The government should put pressure on the EU by laying out plans for a ‘no deal’ Brexit scenario where it scraps all trade tariffs on imported goods, a group of right-wing economists has said.
Abolishing tariffs would drive down prices for consumers and stimulate competition by allowing cheap imports such as food and clothing to flood the British market, according to researchers at Policy Exchange.
The threat of the UK abolishing tariffs as part of its ‘no deal’ backup plan would also encourage Brussels to offer a more favourable trade agreement, the economists said.
“Many worry that pursuing unilateral tariff liberalisation would reduce the chances of achieving a strong UK-EU trade deal,” wrote Warwick Lightfoot, a co-author of Policy Exchange’s report, which was published today.
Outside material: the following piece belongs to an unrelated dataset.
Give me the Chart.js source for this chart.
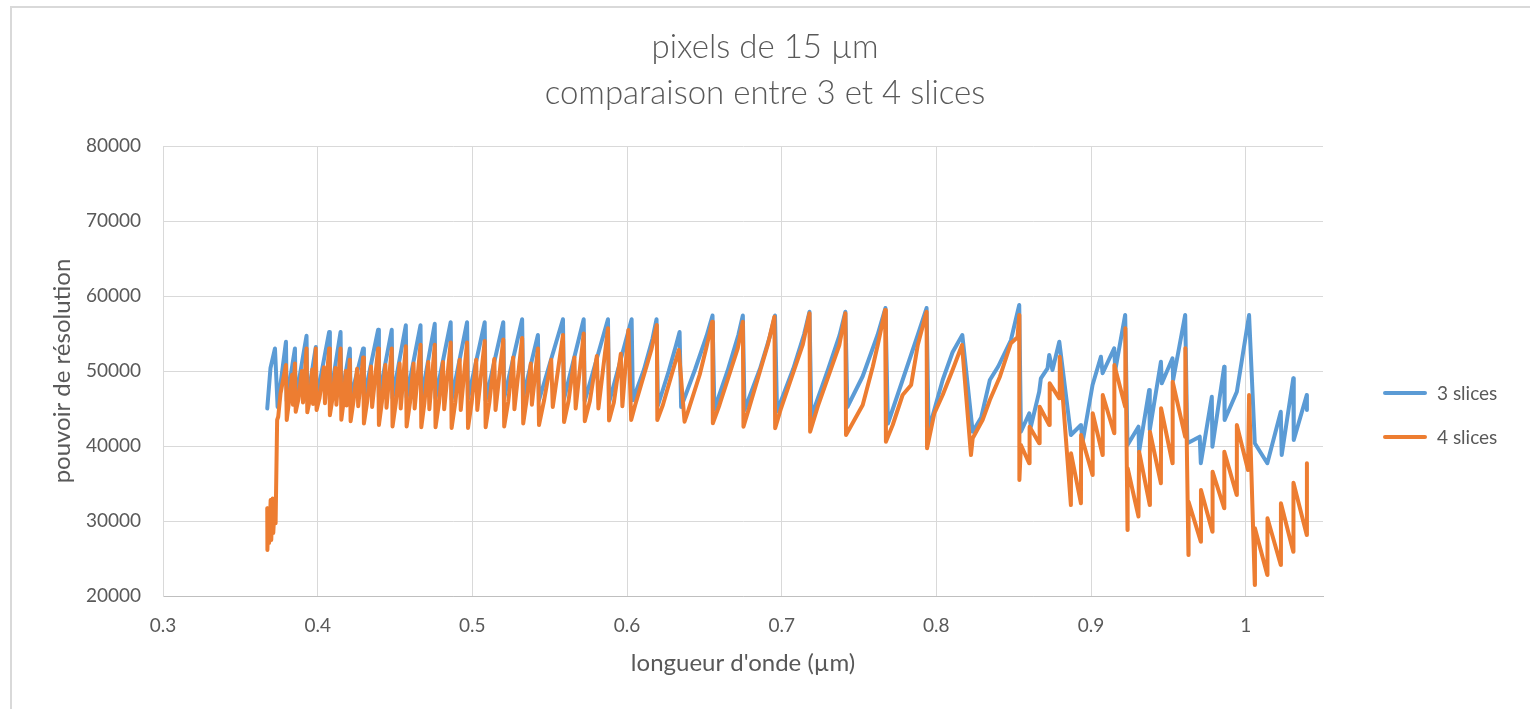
<!DOCTYPE html>
<html>
<head>
<meta charset="utf-8">
<script src="https://cdn.jsdelivr.net/npm/chart.js@4.4.1/dist/chart.umd.min.js"></script>
<style>
  html, body { margin: 0; padding: 0; background: #fff; overflow: hidden; }
  #frame { position: absolute; left: 10px; top: 6px; width: 1540px; height: 720px; border-left: 2px solid #d9d9d9; border-top: 2px solid #d9d9d9; }
  #wrap { position: absolute; left: 0; top: 0; width: 1530px; height: 709px; }
</style>
</head>
<body>
<div id="frame"></div>
<div id="wrap"><canvas id="chart" width="1530" height="709"></canvas></div>
<script>
// wavelength (µm), resolving power
const slices3 = [
  [0.3674, 45000], [0.3695, 50400], [0.3724, 53000],
  [0.3741, 45200], [0.3795, 53900],
  [0.3800, 46000], [0.3853, 53000],
  [0.3858, 46200], [0.3928, 54700],
  [0.3933, 46000], [0.3988, 53200],
  [0.3993, 46300], [0.4074, 55200],
  [0.4079, 46200], [0.4148, 55200],
  [0.4153, 46400], [0.4208, 53000],
  [0.4213, 46400], [0.4294, 53000],
  [0.4299, 46300], [0.4391, 55500],
  [0.4396, 46500], [0.4479, 55500],
  [0.4484, 46400], [0.4570, 56100],
  [0.4575, 46500], [0.4665, 56100],
  [0.4670, 46300], [0.4757, 56300],
  [0.4762, 46400], [0.4860, 56500],
  [0.4866, 46200], [0.4966, 56500],
  [0.4972, 46300], [0.5080, 56500],
  [0.5086, 46100], [0.5200, 56500],
  [0.5206, 46400], [0.5322, 56900],
  [0.5329, 46600], [0.5424, 54800],
  [0.5431, 46100], [0.5586, 56900],
  [0.5593, 46300], [0.5720, 56900],
  [0.5727, 46000], [0.5877, 56900],
  [0.5884, 45800], [0.6030, 56900],
  [0.6038, 46100], [0.6110, 50200], [0.6165, 54300], [0.6191, 56900],
  [0.6200, 45400], [0.6270, 50000], [0.6318, 53500], [0.6340, 55200],
  [0.6350, 45200], [0.6440, 50200], [0.6515, 54700], [0.6553, 57400],
  [0.6565, 44900], [0.6650, 50000], [0.6720, 54800], [0.6749, 57400],
  [0.6760, 44800], [0.6860, 50300], [0.6925, 54700], [0.6957, 57400],
  [0.6970, 44600], [0.7075, 50300], [0.7145, 54900], [0.7180, 57900],
  [0.7192, 43900], [0.7300, 50200], [0.7375, 54800], [0.7412, 57900],
  [0.7425, 45200], [0.7524, 49300], [0.7620, 54800], [0.7671, 58400],
  [0.7687, 43000], [0.7782, 48800], [0.7880, 54800], [0.7937, 58400],
  [0.7950, 42100], [0.8041, 48800], [0.8105, 52500], [0.8168, 54800],
  [0.8235, 41900], [0.8290, 43800], [0.8346, 48800], [0.8400, 50600], [0.8482, 54100], [0.8536, 58800],
  [0.8547, 41900], [0.8601, 44360], [0.8611, 42570], [0.8665, 47240], [0.8676, 49030], [0.8719, 50360], [0.8730, 52130], [0.8751, 50130], [0.8795, 53900],
  [0.8870, 41470], [0.8935, 42800], [0.8946, 40570], [0.9010, 48130], [0.9064, 51900], [0.9075, 49700], [0.9150, 53030], [0.9157, 50130], [0.9221, 57470],
  [0.9236, 40130], [0.9307, 42570], [0.9311, 39240], [0.9376, 47470], [0.9380, 42130], [0.9452, 51240], [0.9458, 48360], [0.9527, 51700], [0.9531, 48800], [0.9609, 57470],
  [0.9623, 40360], [0.9703, 41240], [0.9710, 37700], [0.9781, 46570], [0.9785, 39910], [0.9861, 50570], [0.9864, 43470], [0.9943, 47240], [1.0022, 57470],
  [1.0059, 40360], [1.0140, 37700], [1.0227, 44570], [1.0233, 38800], [1.0308, 49030], [1.0311, 40800], [1.0395, 46800], [1.0396, 44800]
];

const slices4 = [
  [0.3674, 31700], [0.3675, 26130], [0.3682, 31070], [0.3686, 27070], [0.3696, 32800], [0.3700, 27470],
  [0.3709, 33000], [0.3713, 28400], [0.3724, 32800], [0.3728, 29700], [0.3738, 43470], [0.3745, 43900], [0.3760, 47030],
  [0.3795, 50800], [0.3800, 43470], [0.3815, 46000], [0.3835, 49500], [0.3840, 45500],
  [0.3853, 51000], [0.3858, 44570], [0.3875, 46200], [0.3898, 50000], [0.3905, 45800],
  [0.3928, 53000], [0.3933, 44500], [0.3950, 46300], [0.3965, 50200], [0.3970, 45600],
  [0.3988, 53000], [0.3993, 44800], [0.4012, 46400], [0.4040, 50500], [0.4047, 45700],
  [0.4074, 53000], [0.4079, 44100], [0.4095, 46200], [0.4115, 50400], [0.4121, 45500],
  [0.4148, 53000], [0.4153, 43500], [0.4168, 46000], [0.4182, 50000], [0.4187, 45400],
  [0.4208, 51500], [0.4213, 43300], [0.4232, 46000], [0.4255, 50300], [0.4262, 45300],
  [0.4294, 51800], [0.4299, 43000], [0.4320, 45900], [0.4345, 50600], [0.4352, 45200],
  [0.4391, 53000], [0.4396, 42800], [0.4415, 45800], [0.4438, 50800], [0.4445, 45100],
  [0.4479, 53000], [0.4484, 42600], [0.4505, 45700], [0.4530, 51000], [0.4537, 45000],
  [0.4570, 53300], [0.4575, 42600], [0.4597, 45800], [0.4620, 51000], [0.4627, 45000],
  [0.4665, 53500], [0.4670, 42500], [0.4690, 45700], [0.4715, 51200], [0.4722, 44900],
  [0.4757, 53500], [0.4762, 42500], [0.4785, 45800], [0.4810, 51200], [0.4818, 44900],
  [0.4860, 53800], [0.4866, 42400], [0.4890, 45800], [0.4918, 51500], [0.4925, 44800],
  [0.4966, 53800], [0.4972, 42400], [0.4995, 45700], [0.5025, 51500], [0.5032, 44800],
  [0.5080, 54000], [0.5086, 42500], [0.5110, 45800], [0.5142, 51600], [0.5150, 44800],
  [0.5200, 54200], [0.5206, 42600], [0.5232, 45900], [0.5264, 51800], [0.5272, 44900],
  [0.5322, 54400], [0.5329, 43000], [0.5350, 46000], [0.5378, 51000], [0.5385, 45500],
  [0.5424, 53000], [0.5431, 42800], [0.5465, 46200], [0.5510, 51500], [0.5520, 45200],
  [0.5586, 54800], [0.5593, 43200], [0.5622, 46000], [0.5660, 51800], [0.5668, 45000],
  [0.5720, 55000], [0.5727, 43300], [0.5760, 46000], [0.5805, 52000], [0.5815, 45000],
  [0.5877, 55700], [0.5884, 43400], [0.5915, 45800], [0.5960, 52300], [0.5970, 45300],
  [0.6009, 55470], [0.6027, 43470], [0.6053, 45470], [0.6157, 52800], [0.6193, 56130],
  [0.6196, 43470], [0.6232, 45470], [0.6335, 52800],
  [0.6372, 43240], [0.6394, 44570], [0.6470, 49500], [0.6512, 53030], [0.6551, 56570],
  [0.6555, 43030], [0.6598, 45470], [0.6716, 53030], [0.6749, 56570],
  [0.6753, 42570], [0.6792, 45240], [0.6910, 53470], [0.6953, 57240],
  [0.6958, 42360], [0.6996, 45030], [0.7136, 53470], [0.7180, 57700],
  [0.7184, 41900], [0.7233, 45240], [0.7373, 53470], [0.7412, 57700],
  [0.7416, 41470], [0.7470, 43470], [0.7524, 45470], [0.7589, 50570], [0.7621, 53470], [0.7669, 58130],
  [0.7674, 40570], [0.7718, 42800], [0.7782, 46800], [0.7837, 48130], [0.7880, 53470], [0.7937, 57900],
  [0.7940, 39700], [0.7987, 44360], [0.8041, 46800], [0.8105, 50130], [0.8166, 53470],
  [0.8224, 38800], [0.8235, 41030], [0.8299, 43470], [0.8346, 46130], [0.8411, 49240], [0.8482, 53700], [0.8525, 54500], [0.8536, 57470],
  [0.8537, 35470], [0.8547, 40130], [0.8600, 37700], [0.8603, 42570], [0.8665, 40360], [0.8668, 45240], [0.8730, 42800], [0.8733, 48360], [0.8795, 46360], [0.8798, 51900],
  [0.8870, 32130], [0.8871, 39030], [0.8935, 32360], [0.8936, 41470], [0.9010, 36130], [0.9011, 44360], [0.9075, 38800], [0.9076, 46800], [0.9150, 41700], [0.9151, 50800], [0.9221, 45240], [0.9222, 55700],
  [0.9236, 28800], [0.9237, 37030], [0.9307, 30600], [0.9311, 39240], [0.9380, 32130], [0.9381, 41900], [0.9452, 35030], [0.9453, 45030], [0.9527, 37700], [0.9528, 48570], [0.9609, 41240], [0.9610, 53030],
  [0.9630, 25470], [0.9631, 32570], [0.9710, 27240], [0.9711, 34130], [0.9785, 28570], [0.9786, 36570], [0.9861, 31700], [0.9862, 39240], [0.9942, 33470], [0.9943, 42800], [1.0015, 36800], [1.0022, 46800],
  [1.0059, 21470], [1.0060, 29030], [1.0140, 22800], [1.0141, 30360], [1.0227, 24130], [1.0228, 32360], [1.0308, 25910], [1.0309, 35100], [1.0395, 28130], [1.0396, 37700]
];

const seriesLabels = ['3 slices', '4 slices'];
const seriesColors = ['#5B9BD5', '#ED7D31'];
const xTickValues = [0.3, 0.4, 0.5, 0.6, 0.7, 0.8, 0.9, 1];
const xRange = [0.3, 1.05];
const yRange = [20000, 80000];
const yStep = 10000;

const textColor = '#595959';
const gridColor = '#d9d9d9';

function toPoints(pairs) {
  return pairs.map(([x, y]) => ({ x, y }));
}

// Legend drawn beside the plot, like the Excel layout
const sideLegend = {
  id: 'sideLegend',
  afterDraw(chart) {
    const { ctx, chartArea } = chart;
    const x0 = chartArea.right + 62;
    const rowY = [chartArea.top + 247, chartArea.top + 291];
    ctx.save();
    ctx.font = '19px Lato';
    ctx.textBaseline = 'middle';
    ctx.fillStyle = textColor;
    chart.data.datasets.forEach((ds, i) => {
      ctx.strokeStyle = ds.borderColor;
      ctx.lineWidth = 4;
      ctx.lineCap = 'round';
      ctx.beginPath();
      ctx.moveTo(x0, rowY[i]);
      ctx.lineTo(x0 + 40, rowY[i]);
      ctx.stroke();
      ctx.fillText(ds.label, x0 + 52, rowY[i] + 1);
    });
    ctx.restore();
  }
};

new Chart(document.getElementById('chart'), {
  type: 'line',
  data: {
    datasets: [
      {
        label: seriesLabels[0],
        data: toPoints(slices3),
        borderColor: seriesColors[0],
        backgroundColor: seriesColors[0],
        borderWidth: 4,
        order: 2,
      },
      {
        label: seriesLabels[1],
        data: toPoints(slices4),
        borderColor: seriesColors[1],
        backgroundColor: seriesColors[1],
        borderWidth: 4,
        order: 1,
      },
    ],
  },
  options: {
    responsive: false,
    animation: false,
    elements: {
      point: { radius: 0 },
      line: { tension: 0, borderJoinStyle: 'round', borderCapStyle: 'round', fill: false },
    },
    layout: { padding: { left: 0, right: 0, top: 24, bottom: 0 } },
    plugins: {
      legend: { display: false },
      tooltip: { enabled: false },
      title: {
        display: true,
        text: ['pixels de 15 µm', 'comparaison entre 3 et 4 slices'],
        color: textColor,
        font: { family: 'Lato', size: 33, weight: '300', lineHeight: 46 / 33 },
        padding: { top: 0, bottom: 30 },
      },
    },
    scales: {
      x: {
        type: 'linear',
        min: xRange[0],
        max: xRange[1],
        afterBuildTicks: (scale) => { scale.ticks = xTickValues.map(value => ({ value })); },
        afterFit: (scale) => { scale.height = 113; },
        ticks: { color: textColor, font: { family: 'Lato', size: 19 }, padding: 18, maxRotation: 0, callback: v => String(v) },
        grid: { color: gridColor, lineWidth: 1, drawTicks: false },
        border: { display: true, color: '#bfbfbf', width: 1 },
        title: {
          display: true,
          text: "longueur d'onde (µm)",
          color: textColor,
          font: { family: 'Lato', size: 24 },
          padding: { top: 0, bottom: 31 },
        },
      },
      y: {
        min: yRange[0],
        max: yRange[1],
        afterFit: (scale) => { scale.width = 163; },
        ticks: { stepSize: yStep, color: textColor, font: { family: 'Lato', size: 19 }, padding: 22, callback: v => String(v) },
        grid: { color: gridColor, lineWidth: 1, drawTicks: false },
        border: { display: true, color: gridColor, width: 1 },
        title: {
          display: true,
          text: 'pouvoir de résolution',
          color: textColor,
          font: { family: 'Lato', size: 24 },
          padding: { top: 48, bottom: 0 },
        },
      },
      // empty column on the right that holds the legend
      legendSpace: {
        position: 'right',
        min: yRange[0],
        max: yRange[1],
        afterFit: (scale) => { scale.width = 207; },
        ticks: { display: false },
        grid: { display: false, drawOnChartArea: false },
        border: { display: false },
      },
    },
  },
  plugins: [sideLegend],
});
</script>
</body>
</html>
“Conversely however, a good deal is more likely if the UK has a realistic ‘no deal’ fallback.”
“Estimates suggest that even halving our tariffs could see a 2.6% boost to UK GDP and unilaterally abolishing tariffs could reduce household bills by £160 a year,” said Mr Lightfoot, a former special adviser to Conservative chancellors Nigel Lawson, John Major and Norman Lamont.
He added: “Brexit offers Britain an opportunity to become truly, once again, a global leader and champion of free trade.”
It comes after several EU diplomats warned privately that the aggressive stance adopted by Michel Barnier, the EU‘s chief negotiator, risked pushing the UK closer to walking away from the negotiating table.
British officials say they are still prepared to leave the EU with no deal if the terms are unacceptable.
Critics of scrapping tariffs warn it could damage key British industries such as farming and manufacturing, as they would be undercut by cheaper foreign competition.
They also say that tariffs are an important bargaining chip in trade negotiations, as the ability to lower them can be used as leverage in talks with other countries.
Under WTO rules, the UK could not pick and choose which countries would benefit from zero tariffs – the move would have to apply to all WTO trading partners, unless they had already signed a free trade agreement.
The bold proposals were endorsed by Alexander Downer, a prominent Eurosceptic and the outgoing Australian High Commissioner.
He said: “In the decades ahead all major economies should remove their tariffs and open their markets to competition.
“As the UK once again takes its place at the WTO it should take the opportunity to lead by example and remove its tariffs. Other economies should follow that example if they want to increase the prosperity of their people.”
Jacob-Rees Mogg, an influential Conservative backbencher, is also in favour of scrapping tariffs as he believes it would lead to cheaper food and clothes for low-income families.
Last year another right-wing think tank, Economists for Free Trade, claimed that abolishing tariffs would inject £135bn into the British economy each year.